Austern wurden doch in Seewasserfässern transportiert!?
Verderbliches Obst kann man Frühreif ernten, vorsichtig einpacken, dann geht dass auch einige Zeit.
Mit verderblich im heutigem Sinne meinte ich z.B. frische Milchprodukte, leicht verderbliches Obst und Gemüse, Frischfleisch, usw., eben alles was eigentlich eine Kühlkette braucht, oder entsprechend verarbeitet werden muß.

In einigen Regionen wird sicherlich auch Natureis zur Verfügung gestanden haben.
 
Der Landweg dürfte jedenfalls nicht schneller gewesen sein.

Ich dachte auch eher an schnellere Schiffe. Seien es kleinere Schiffe mit besseren Segeleigenschaften, oder geruderte Schiffe. Beides kaum geeignet, um Massenfrachten für die breite Bevölkerung zu transportieren, aber ich meint ja auch die Delikatessen für die oberen 10.000.
 
In römischen Quellen werden zumindest immer wieder Austern aus Britannien erwähnt,
Ich habe als Junge in Colchester am Ufer des River Colne und in Baugruben der Stadt die riesigen Mengen an Austernschalen gesehen. Die ganze Infrastruktur der römischen Stadt war auf Fernhandel ausgerichtet. Es waren aber eher kleine Schiffe die dann über die nicht harmlose Nordsee nach Gallien fuhren, denn es gab keinen weiteren Umschlagplatz flussabwärts.
Damit ist natürlich die Frage von @Scorpio nach der Segeltechnik nicht beantwortet.
 
Auf der Webseite NAVIGATION ALGORITHM – i-MareCulture gibt es ein interessantes wissenschaftliches Projekt, welches sich mit den antiken Handelsrouten im Mittelmeer unter Einbezug des Windes widmet. Man kann sich zwei beliebige Häfen im östlichen Mittelmeer aussuchen und sich eine Route an einem beliebigen Tag im Jahr berechnen lassen.
Mit eingeschaltetem "Wind Grid", sieht man gut, wie und wo gegen den Wind gekreuzt werden musste.

Ob das antike Seefahrer jedoch überhaupt in Erwägung zogen, daran zweifelt eine Gruppe von Forschern in Israel:
D. Gal, H. Saaroni & D. Cvikel (2023) Windward Sailing in Antiquity: The Elephant in the Room, International Journal of Nautical Archaeology, 52:1, 179-194 https://www.tandfonline.com/doi/full/10.1080/10572414.2023.2186688

Der Artikel ist für mich schwierig, da ich nichts vom Segeln verstehe, ihre Hypothese meine ich aber verstanden zu haben, nämlich dass die antiken Seeleute nicht so viel konnten oder wollten, wie es mit ihren Schiffen möglich gewesen wäre.
The human factor, i.e., the limits of mariners’ reasonability, significantly outweighed the ships’ windward sailing abilities.

Oben verlinkte Seite bietet übrigens auch ein Spiel mit dem Namen "Seafarer" zum (gratis) Download an, in dem man die Rolle eines Kapitäns in der Antike übernehmen kann und nach jedem Tag neu entscheiden muss wie es weitergehen soll.
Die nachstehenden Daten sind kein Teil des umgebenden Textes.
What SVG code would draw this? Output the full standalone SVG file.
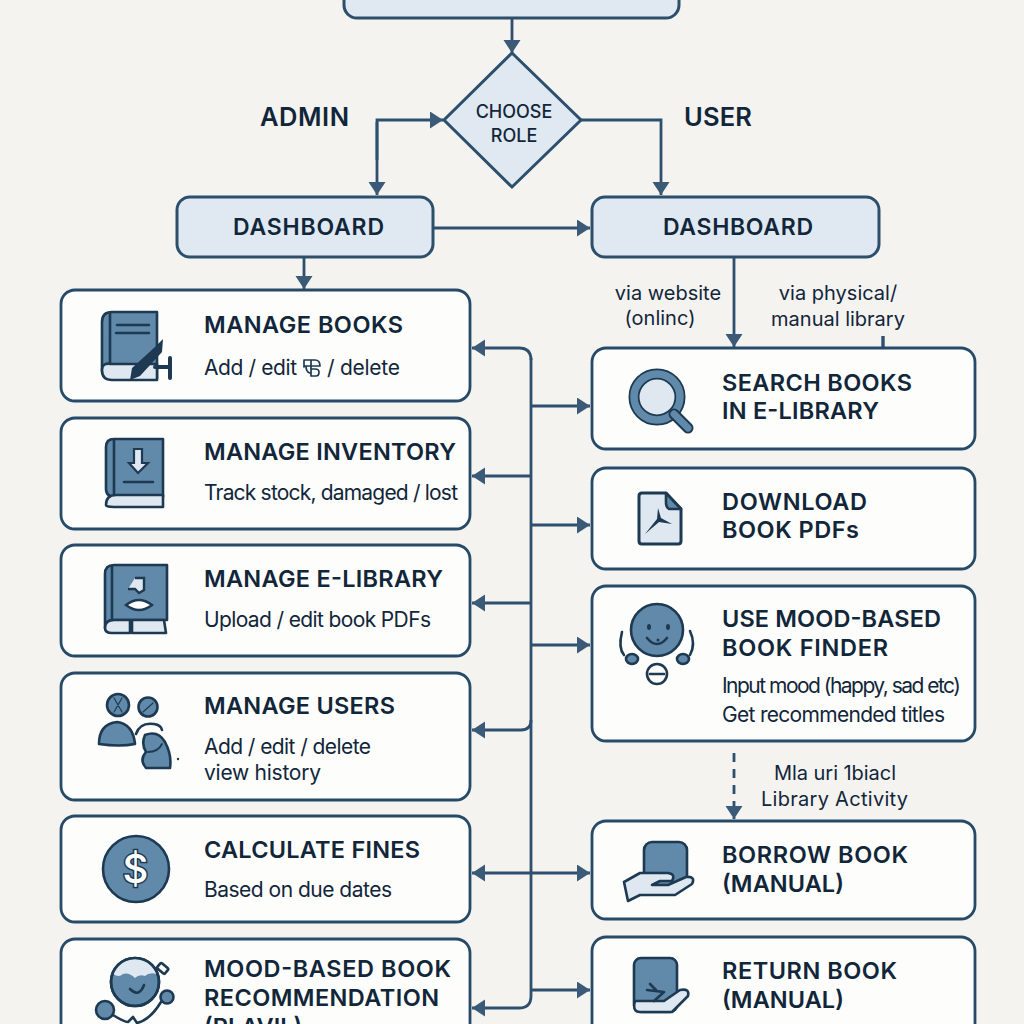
<svg xmlns="http://www.w3.org/2000/svg" width="1024" height="1024" viewBox="0 0 1024 1024">
<style>
text{font-family:Inter,"Noto Sans","Liberation Sans",sans-serif;fill:#12263a}
.t{font-size:23.5px;font-weight:600}
.s{font-size:21px;font-weight:400}
.l{font-size:20px;font-weight:400;text-anchor:middle}
.h{font-size:25.5px;font-weight:600;text-anchor:middle}
.card{fill:#fdfdfc;stroke:#264a68;stroke-width:2.8}
.blue{fill:#e0e9f2;stroke:#2c4f6c;stroke-width:3}
.c{fill:none;stroke:#2f4f6e;stroke-width:2.8}
.i{fill:#6189a9;stroke:#1d3a52;stroke-width:2.6;stroke-linejoin:round}
.p{fill:#dfe8f1;stroke:#1d3a52;stroke-width:2.6;stroke-linejoin:round}
.n{fill:none;stroke:#1d3a52;stroke-width:2.6;stroke-linecap:round;stroke-linejoin:round}
</style>
<defs>
<marker id="a" markerUnits="userSpaceOnUse" markerWidth="14" markerHeight="18" refX="13" refY="8.5" orient="auto"><path d="M0 0L13 8.5L0 17Z" fill="#3a5a78"/></marker>
</defs>
<rect width="1024" height="1024" fill="#f4f3f0"/>
<g id="connectors">
<path class="c" d="M512 18V53" marker-end="url(#a)"/>
<path class="c" d="M377 160V120H443" marker-end="url(#a)"/>
<path class="c" d="M377 122V195" marker-end="url(#a)"/>
<path class="c" d="M581 120H661V195" marker-end="url(#a)"/>
<path class="c" d="M433 228H590" marker-end="url(#a)"/>
<path class="c" d="M304 257V289" marker-end="url(#a)"/>
<path class="c" d="M734 258V347" marker-end="url(#a)"/>
<path class="c" d="M883 336V348" style="stroke-width:3.4"/>
<path class="c" d="M531 358V996"/>
<path class="c" d="M531 360Q531 348 519 348H472" marker-end="url(#a)"/>
<path class="c" d="M531 476H472" marker-end="url(#a)"/>
<path class="c" d="M531 603H472" marker-end="url(#a)"/>
<path class="c" d="M531 720Q531 730 521 730H472" marker-end="url(#a)"/>
<path class="c" d="M531 873H472" marker-end="url(#a)"/>
<path class="c" d="M531 996Q531 1008 519 1008H472" marker-end="url(#a)"/>
<path class="c" d="M531 406H590" marker-end="url(#a)"/>
<path class="c" d="M531 525H590" marker-end="url(#a)"/>
<path class="c" d="M531 645H590" marker-end="url(#a)"/>
<path class="c" d="M531 873H590" marker-end="url(#a)"/>
<path class="c" d="M531 990H590" marker-end="url(#a)"/>
<path class="c" d="M734 753V819" stroke-dasharray="9 7" marker-end="url(#a)"/>
</g>
<g id="start"><rect class="blue" x="344" y="-30" width="335" height="48" rx="13"/></g>
<g id="choose-role"><path class="blue" d="M512 53L581 120L512 187L444 120Z"/>
<text x="514" y="118" font-size="18" font-weight="500" text-anchor="middle">CHOOSE</text>
<text x="514" y="142" font-size="18" font-weight="500" text-anchor="middle">ROLE</text></g>
<text class="h" x="304.500" y="126" textLength="89">ADMIN</text>
<text class="h" x="718" y="126" textLength="68">USER</text>
<g id="admin-dashboard"><rect class="blue" x="177" y="197" width="256" height="60" rx="13"/><text class="h" x="308.500" y="235" style="font-size:23px" textLength="151">DASHBOARD</text></g>
<g id="user-dashboard"><rect class="blue" x="592" y="197" width="287" height="60" rx="13"/><text class="h" x="738" y="235" style="font-size:23px" textLength="150">DASHBOARD</text></g>
<text class="l" x="668" y="300">via website</text><text class="l" x="660" y="325">(onlinc)</text>
<text class="l" x="838" y="300">via physical/</text><text class="l" x="838" y="326">manual library</text>

<g id="manage-books"><rect class="card" x="61" y="290" width="409" height="111" rx="14"/>
<path class="i" d="M112 312H157V378H112Q102 378 102 370V322Q102 312 112 312Z"/><path class="p" d="M102 370Q102 362 112 364H157V380H112Q102 380 102 370Z"/><path class="n" d="M110 313V364M117 325H149M116 333H149"/>
<path d="M163 339L162 352L140 376L130 380L132 368L155 347Z" fill="#1d3a52"/><path class="n" d="M155 367H169M170 358V378" style="stroke-width:4"/>
<text class="t" x="204" y="333" textLength="199">MANAGE BOOKS</text>
<text class="s" x="204" y="375" textLength="93">Add / edit</text><path class="n" style="stroke-width:1.7" d="M304 367V360H315Q320 360 320 366M304 366H320M311 360V376H316Q319 376 319 372Q319 369 315 369H311M306 366Q306 372 310 373"/><text class="s" x="327" y="375" textLength="73">/ delete</text></g>

<g id="manage-inventory"><rect class="card" x="61" y="418" width="409" height="111" rx="14"/>
<path class="i" d="M114 439H163V497H116Q106 497 106 489V447Q106 439 114 439Z"/><path class="p" d="M106 505Q106 495 116 495H163V507H114Q106 507 106 505Z"/><path class="n" d="M114 440V495M124 482H153"/><path d="M134 449H142V463H148L138 473L129 463H134Z" fill="#dfe8f1" stroke="#1d3a52" stroke-width="2.2"/>
<text class="t" x="204" y="460" textLength="252">MANAGE INVENTORY</text>
<text class="s" x="204" y="500" textLength="254">Track stock, damaged / lost</text></g>

<g id="manage-elibrary"><rect class="card" x="61" y="545" width="409" height="111" rx="14"/>
<path class="i" d="M114 565H167V620H114Q105 620 105 628V574Q105 565 114 565Z"/><path class="p" d="M105 628Q105 620 114 620H130V633H112Q105 633 105 628ZM132 620H164L166 633H132Z"/><path class="n" d="M112 566V620"/>
<path d="M135 578H144V590L139 593L135 589H128" fill="#dfe8f1" stroke="#1d3a52" stroke-width="2.4"/><path d="M126 605Q139 595 152 605Q139 615 126 605Z" fill="#fff" stroke="#1d3a52" stroke-width="2.4"/>
<text class="t" x="204" y="587" textLength="239">MANAGE E-LIBRARY</text>
<text class="s" x="204" y="627" textLength="227">Upload / edit book PDFs</text></g>

<g id="manage-users"><rect class="card" x="61" y="673" width="409" height="127" rx="14"/>
<circle class="i" cx="118" cy="705" r="11"/><circle class="i" cx="148" cy="707" r="9.500"/><path class="n" style="stroke-width:1.2" d="M114 698L122 712M122 698L114 712M143 712L153 703"/>
<path class="i" d="M99 744Q99 724 117 722Q133 724 135 744Q120 747 99 744Z"/><path class="n" d="M136 734Q140 722 154 724Q161 725 162 730"/>
<path class="i" d="M145 735Q158 730 165 742Q172 755 170 768H146Q139 760 146 752Q141 744 145 735Z"/><path class="n" style="stroke-width:1.800" d="M148 752Q158 752 162 744"/><circle cx="178" cy="759" r="1.200" fill="#1d3a52"/>
<text class="t" x="204" y="714" textLength="191">MANAGE USERS</text>
<text class="s" x="204" y="754" textLength="167">Add / edit / delete</text><text class="s" x="204" y="780" textLength="117">view history</text></g>

<g id="calculate-fines"><rect class="card" x="61" y="816" width="409" height="106" rx="14"/>
<circle class="i" cx="136" cy="869" r="33"/><text x="135.500" y="883" font-size="40" font-weight="500" text-anchor="middle" style="fill:#fff;stroke:#1d3a52;stroke-width:3;paint-order:stroke">$</text>
<text class="t" x="204" y="858" textLength="216">CALCULATE FINES</text>
<text class="s" x="204" y="897" textLength="188">Based on due dates</text></g>

<g id="mood-recommendation"><rect class="card" x="61" y="939" width="409" height="110" rx="14"/>
<circle class="i" cx="135" cy="982" r="24"/><path class="p" style="stroke:none" d="M113 974Q120 959 135 959Q151 959 157 974Q149 972 145 976Q139 974 135 978Q129 972 123 974Q119 978 113 974Z"/><circle class="n" cx="135" cy="982" r="24"/><path class="n" d="M130 989Q139 998 144 985"/><rect class="n" x="158" y="965" width="10" height="7" rx="1.500" transform="rotate(40 163 968)"/>
<circle class="i" cx="105" cy="1010" r="9"/><circle class="i" cx="167" cy="997" r="6.500"/><path class="n" d="M113 1015Q124 1022 128 1022L133 1017L137 1023Q150 1020 161 1002"/>
<text class="t" x="204" y="977" textLength="247">MOOD-BASED BOOK</text><text class="t" x="204" y="1006" textLength="235">RECOMMENDATION</text><text class="t" x="204" y="1035">(PLAVIL)</text></g>

<g id="search-books"><rect class="card" x="592" y="348" width="383" height="101" rx="14"/>
<circle cx="657" cy="397" r="23" fill="#dfe8f1" stroke="#1d3a52" stroke-width="11"/><circle cx="657" cy="397" r="23" fill="none" stroke="#6189a9" stroke-width="7.500"/>
<path d="M674 414L688 428" stroke="#1d3a52" stroke-width="11" stroke-linecap="round"/><path d="M674 414L688 428" stroke="#6189a9" stroke-width="7" stroke-linecap="round"/>
<text class="t" x="722" y="391" textLength="190">SEARCH BOOKS</text><text class="t" x="722" y="419" textLength="157">IN E-LIBRARY</text></g>

<g id="download-pdfs"><rect class="card" x="592" y="468" width="383" height="101" rx="14"/>
<path class="p" style="stroke-width:3" d="M642 493H666L681 509V541Q681 544 678 544H642Q639 544 639 541V496Q639 493 642 493Z"/><path class="i" d="M666 493L681 509H669Q666 507 666 503Z"/><path d="M658 508L661 518L672 524L659 522L645 534L657 519Z" fill="#1d3a52"/>
<text class="t" x="722" y="510" textLength="145">DOWNLOAD</text><text class="t" x="722" y="538" textLength="137">BOOK PDFs</text></g>

<g id="mood-finder"><rect class="card" x="592" y="586" width="383" height="155" rx="14"/>
<circle class="i" cx="657" cy="630" r="26"/><ellipse cx="649" cy="627" rx="2" ry="3" fill="#1d3a52"/><ellipse cx="668" cy="627" rx="2" ry="3" fill="#1d3a52"/><path class="n" d="M647 638Q657 650 667 638"/><circle cx="658" cy="640" r="1.500" fill="#1d3a52"/><path d="M622 632Q618 648 624 655M690 631Q696 644 690 655" class="n"/>
<ellipse class="i" cx="632" cy="659" rx="6" ry="5"/><ellipse class="i" cx="683" cy="659" rx="6" ry="5"/><circle class="n" cx="657" cy="674" r="10"/><path class="n" d="M650 674H664"/>
<text class="t" x="722" y="627" textLength="219">USE MOOD-BASED</text><text class="t" x="722" y="656" textLength="166">BOOK FINDER</text>
<text class="s" x="722" y="693" textLength="239">Input mood (happy, sad etc)</text><text class="s" x="722" y="722" textLength="223">Get recommended titles</text></g>

<text class="l" x="835" y="780" textLength="122">Mla uri 1biacl</text><text class="l" x="834.500" y="806" textLength="147">Library Activity</text>

<g id="borrow-book"><rect class="card" x="592" y="821" width="383" height="98" rx="14"/>
<rect class="i" x="644" y="842" width="43" height="46" rx="8"/><path class="p" d="M624 882L640 873H668Q676 874 672 881H660L652 885H668L686 877Q696 876 692 884L675 895H640L628 901Z"/>
<text class="t" x="722" y="863" textLength="186">BORROW BOOK</text><text class="t" x="722" y="892" textLength="122">(MANUAL)</text></g>

<g id="return-book"><rect class="card" x="592" y="937" width="383" height="110" rx="14"/>
<rect class="i" x="634" y="958" width="43" height="54" rx="7"/><path class="p" d="M635 1001H664L680 990Q690 988 688 996L672 1012H640Q632 1012 635 1001Z"/><path class="n" d="M647 990L664 992L654 1001M650 984L656 990"/>
<text class="t" x="722" y="979" textLength="175">RETURN BOOK</text><text class="t" x="722" y="1008" textLength="122">(MANUAL)</text></g>
</svg>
Die Winde ändern sich dabei auf Grund heutiger Winddaten. Die Idee für das Spiel finde ich toll, mit der Umsetzung scheint es noch nicht ganz zu klappen oder ich hab den Dreh einfach noch nicht raus.
 
Der Transport über Land war zwar schneller, aber nicht überall möglich. Zum Teil waren auch wesentlich längere Strecken zu bewältigen. Deswegen konnte man sich als Schiffskapitän leisten, mehrere Tage in einem Hafen, auf günstigen Wind hoffend, zu verbringen.
Die Menge an Gütern, die ein Schiff transportieren konnte, war im Vergleich zum Landtransport um ein Vielfaches größer. Daran hat sich bis heute nichts geändert: Menge schlägt Schnelligkeit – außer natürlich bei verderblichen Lebensmitteln.